**AIM OF THE TASK:**
Print exactly those lines that run from the beginning of the data to the line bearing "plt.rcParams['font.family'] = ['Open", inclusive.

**INFORMATION PROVIDED:**
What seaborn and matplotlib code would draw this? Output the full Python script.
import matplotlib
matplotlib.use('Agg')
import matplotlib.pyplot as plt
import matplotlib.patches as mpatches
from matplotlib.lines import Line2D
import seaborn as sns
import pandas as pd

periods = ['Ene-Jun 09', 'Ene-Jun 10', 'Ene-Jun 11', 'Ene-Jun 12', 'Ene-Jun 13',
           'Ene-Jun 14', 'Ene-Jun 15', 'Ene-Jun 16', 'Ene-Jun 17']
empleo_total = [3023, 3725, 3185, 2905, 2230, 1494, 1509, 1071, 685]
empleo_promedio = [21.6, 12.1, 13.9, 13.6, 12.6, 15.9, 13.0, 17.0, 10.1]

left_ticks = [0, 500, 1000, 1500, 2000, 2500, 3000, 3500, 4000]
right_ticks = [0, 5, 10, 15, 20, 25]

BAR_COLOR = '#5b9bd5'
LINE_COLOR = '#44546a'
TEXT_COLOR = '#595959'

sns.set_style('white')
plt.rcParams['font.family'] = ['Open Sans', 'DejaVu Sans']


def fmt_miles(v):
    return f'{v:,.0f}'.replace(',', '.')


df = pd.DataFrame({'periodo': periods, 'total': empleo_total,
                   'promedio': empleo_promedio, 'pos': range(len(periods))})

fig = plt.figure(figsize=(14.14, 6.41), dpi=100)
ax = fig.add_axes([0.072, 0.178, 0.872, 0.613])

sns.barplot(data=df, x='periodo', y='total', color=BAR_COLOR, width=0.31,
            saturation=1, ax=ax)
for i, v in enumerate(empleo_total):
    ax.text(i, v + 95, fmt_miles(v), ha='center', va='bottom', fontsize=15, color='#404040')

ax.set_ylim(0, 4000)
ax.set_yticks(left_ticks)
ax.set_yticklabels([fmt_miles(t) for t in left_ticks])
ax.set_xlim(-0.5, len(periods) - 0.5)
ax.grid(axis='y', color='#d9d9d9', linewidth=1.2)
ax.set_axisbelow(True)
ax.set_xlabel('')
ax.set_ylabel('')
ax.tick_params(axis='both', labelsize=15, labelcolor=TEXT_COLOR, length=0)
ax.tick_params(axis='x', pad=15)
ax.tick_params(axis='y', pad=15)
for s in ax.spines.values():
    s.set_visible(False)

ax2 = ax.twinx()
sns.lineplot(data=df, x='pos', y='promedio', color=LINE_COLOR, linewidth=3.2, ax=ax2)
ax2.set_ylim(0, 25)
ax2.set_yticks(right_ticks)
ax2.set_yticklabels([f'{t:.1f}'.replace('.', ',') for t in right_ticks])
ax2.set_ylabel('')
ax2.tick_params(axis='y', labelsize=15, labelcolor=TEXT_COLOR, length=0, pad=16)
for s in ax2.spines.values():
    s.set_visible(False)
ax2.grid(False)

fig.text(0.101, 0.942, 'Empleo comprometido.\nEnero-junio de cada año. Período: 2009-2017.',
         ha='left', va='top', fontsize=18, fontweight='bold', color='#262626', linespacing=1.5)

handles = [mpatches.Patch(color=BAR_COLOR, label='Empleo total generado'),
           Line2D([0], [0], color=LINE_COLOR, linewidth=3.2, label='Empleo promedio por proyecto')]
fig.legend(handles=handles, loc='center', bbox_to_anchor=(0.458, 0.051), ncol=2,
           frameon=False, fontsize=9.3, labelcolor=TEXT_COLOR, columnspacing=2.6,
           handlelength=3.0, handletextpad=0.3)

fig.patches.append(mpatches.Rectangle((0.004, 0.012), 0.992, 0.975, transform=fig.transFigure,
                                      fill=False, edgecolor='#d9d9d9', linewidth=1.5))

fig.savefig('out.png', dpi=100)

**OUTPUT FOR THIS EXERCISE:**
What seaborn and matplotlib code would draw this? Output the full Python script.
import matplotlib
matplotlib.use('Agg')
import matplotlib.pyplot as plt
import matplotlib.patches as mpatches
from matplotlib.lines import Line2D
import seaborn as sns
import pandas as pd

periods = ['Ene-Jun 09', 'Ene-Jun 10', 'Ene-Jun 11', 'Ene-Jun 12', 'Ene-Jun 13',
           'Ene-Jun 14', 'Ene-Jun 15', 'Ene-Jun 16', 'Ene-Jun 17']
empleo_total = [3023, 3725, 3185, 2905, 2230, 1494, 1509, 1071, 685]
empleo_promedio = [21.6, 12.1, 13.9, 13.6, 12.6, 15.9, 13.0, 17.0, 10.1]

left_ticks = [0, 500, 1000, 1500, 2000, 2500, 3000, 3500, 4000]
right_ticks = [0, 5, 10, 15, 20, 25]

BAR_COLOR = '#5b9bd5'
LINE_COLOR = '#44546a'
TEXT_COLOR = '#595959'

sns.set_style('white')
plt.rcParams['font.family'] = ['Open Sans', 'DejaVu Sans']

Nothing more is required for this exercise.